- WHAT IS REQUIRED
Don't include pictures. Quote the lines below from the first through the line that contains "plt.rcParams['font.family'] = ['Open".

##### RECORDS FOR THIS EXERCISE #####

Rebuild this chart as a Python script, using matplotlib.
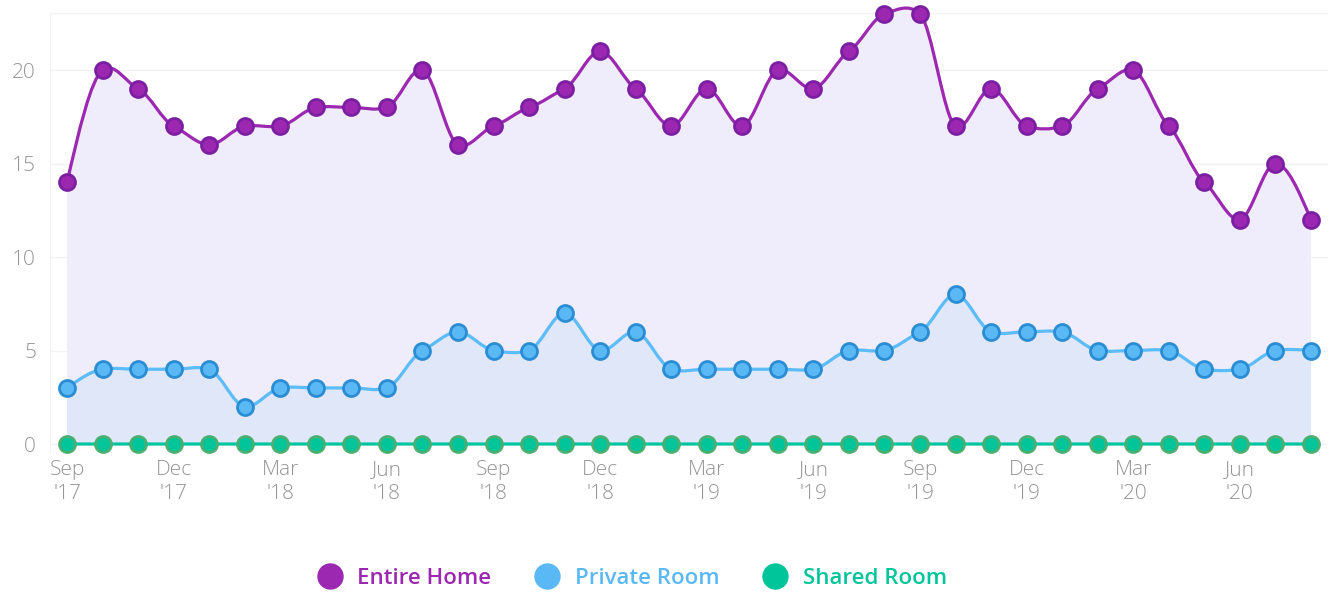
import numpy as np
import matplotlib.pyplot as plt
from matplotlib.path import Path
from matplotlib.patches import PathPatch
from matplotlib.lines import Line2D

plt.rcParams['font.family'] = ['Open Sans', 'DejaVu Sans']

# monthly listings, Sep 2017 .. Aug 2020
entire_home = [14, 20, 19, 17, 16, 17, 17, 18, 18, 18, 20, 16, 17, 18, 19, 21, 19, 17,
               19, 17, 20, 19, 21, 23, 23, 17, 19, 17, 17, 19, 20, 17, 14, 12, 15, 12]
private_room = [3, 4, 4, 4, 4, 2, 3, 3, 3, 3, 5, 6, 5, 5, 7, 5, 6, 4,
                4, 4, 4, 4, 5, 5, 6, 8, 6, 6, 6, 5, 5, 5, 4, 4, 5, 5]
shared_room = [0] * 36

tick_pos = list(range(0, 36, 3))
tick_labels = ["Sep\n'17", "Dec\n'17", "Mar\n'18", "Jun\n'18", "Sep\n'18", "Dec\n'18",
               "Mar\n'19", "Jun\n'19", "Sep\n'19", "Dec\n'19", "Mar\n'20", "Jun\n'20"]

# name, values, line colour, marker face, marker edge, area fill
series = [
    ('Entire Home', entire_home, '#9c27b0', '#9c27b0', '#7b1fa2', '#efecfb'),
    ('Private Room', private_room, '#5bbcf8', '#5ab8f5', '#2a8dd4', '#dfe7f8'),
    ('Shared Room', shared_room, '#00c4a0', '#00c49a', '#4caf72', None),
]


def smooth_path(x, y, k=0.6):
    # cardinal-spline style bezier segments through the data points
    x = np.asarray(x, float)
    y = np.asarray(y, float)
    n = len(x)
    h = np.diff(x)
    s = np.diff(y) / h
    t = np.zeros(n)
    t[1:-1] = k * (y[2:] - y[:-2]) / (x[2:] - x[:-2])
    t[0] = (3 * s[0] - t[1]) / 2
    t[-1] = (3 * s[-1] - t[-2]) / 2
    verts = [(x[0], y[0])]
    codes = [Path.MOVETO]
    for i in range(n - 1):
        dx = h[i] / 3
        verts += [(x[i] + dx, y[i] + dx * t[i]), (x[i + 1] - dx, y[i + 1] - dx * t[i + 1]), (x[i + 1], y[i + 1])]
        codes += [Path.CURVE4] * 3
    return verts, codes


fig = plt.figure(figsize=(13.36, 5.93), dpi=100)
ax = fig.add_axes([50 / 1336, 1 - 453 / 593, 1278 / 1336, 440 / 593])

x = np.arange(36)
for name, vals, lc, mfc, mec, fill in series:
    if fill is None:
        continue
    verts, codes = smooth_path(x, vals)
    fv = verts + [(x[-1], 0), (x[0], 0), (x[0], vals[0])]
    fc = codes + [Path.LINETO, Path.LINETO, Path.CLOSEPOLY]
    ax.add_patch(PathPatch(Path(fv, fc), facecolor=fill, edgecolor='none', zorder=1, clip_on=False))

for i, (name, vals, lc, mfc, mec, fill) in enumerate(series):
    verts, codes = smooth_path(x, vals)
    ax.add_patch(PathPatch(Path(verts, codes), facecolor='none', edgecolor=lc, lw=2.3,
                           zorder=3 + i, clip_on=False))
    ax.plot(x, vals, linestyle='none', marker='o', markersize=11.5, markerfacecolor=mfc,
            markeredgecolor=mec, markeredgewidth=2, zorder=4 + i, clip_on=False)

ax.set_xlim(-0.48, 35.48)
ax.set_ylim(-0.48, 23.05)
ax.set_yticks([0, 5, 10, 15, 20])
ax.set_xticks(tick_pos)
ax.set_xticklabels(tick_labels)
ax.grid(axis='y', color='#f2f2f2', lw=1)
ax.axhline(23.05, color='#f2f2f2', lw=1)
ax.set_axisbelow(True)
for sp in ['top', 'right', 'bottom']:
    ax.spines[sp].set_visible(False)
ax.spines['left'].set_color('#f2f2f2')
ax.tick_params(axis='both', length=0, labelsize=15, colors='#959595', pad=5)
ax.tick_params(axis='y', pad=10)
for lbl in ax.get_xticklabels() + ax.get_yticklabels():
    lbl.set_fontweight('light')
for lbl in ax.get_xticklabels():
    lbl.set_linespacing(1.3)

handles = [Line2D([], [], linestyle='none', marker='o', markersize=19, markerfacecolor=s[3],
                  markeredgecolor='none') for s in series]
leg = fig.legend(handles, [s[0] for s in series], loc='center', bbox_to_anchor=(632 / 1336, 1 - 578 / 593),
                 ncol=3, frameon=False, handletextpad=0.65, columnspacing=1.95, handlelength=1.15,
                 prop={'size': 16, 'weight': 'semibold'})
for txt, s in zip(leg.get_texts(), series):
    txt.set_color(s[3])

fig.savefig('out.png', dpi=100)
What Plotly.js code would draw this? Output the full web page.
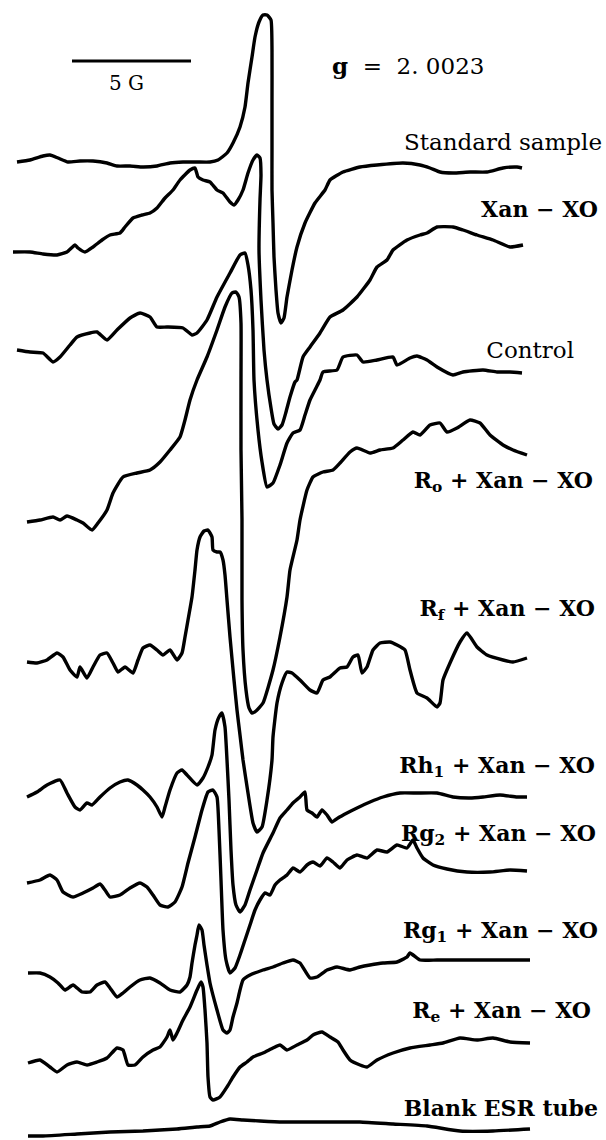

#####

- EXPECTED ANSWER
Rebuild this chart as a Python script, using matplotlib.
import numpy as np
import matplotlib.pyplot as plt
from matplotlib.path import Path
from matplotlib.patches import PathPatch
from matplotlib.lines import Line2D

plt.rcParams['font.family'] = ['Open Sans', 'DejaVu Sans']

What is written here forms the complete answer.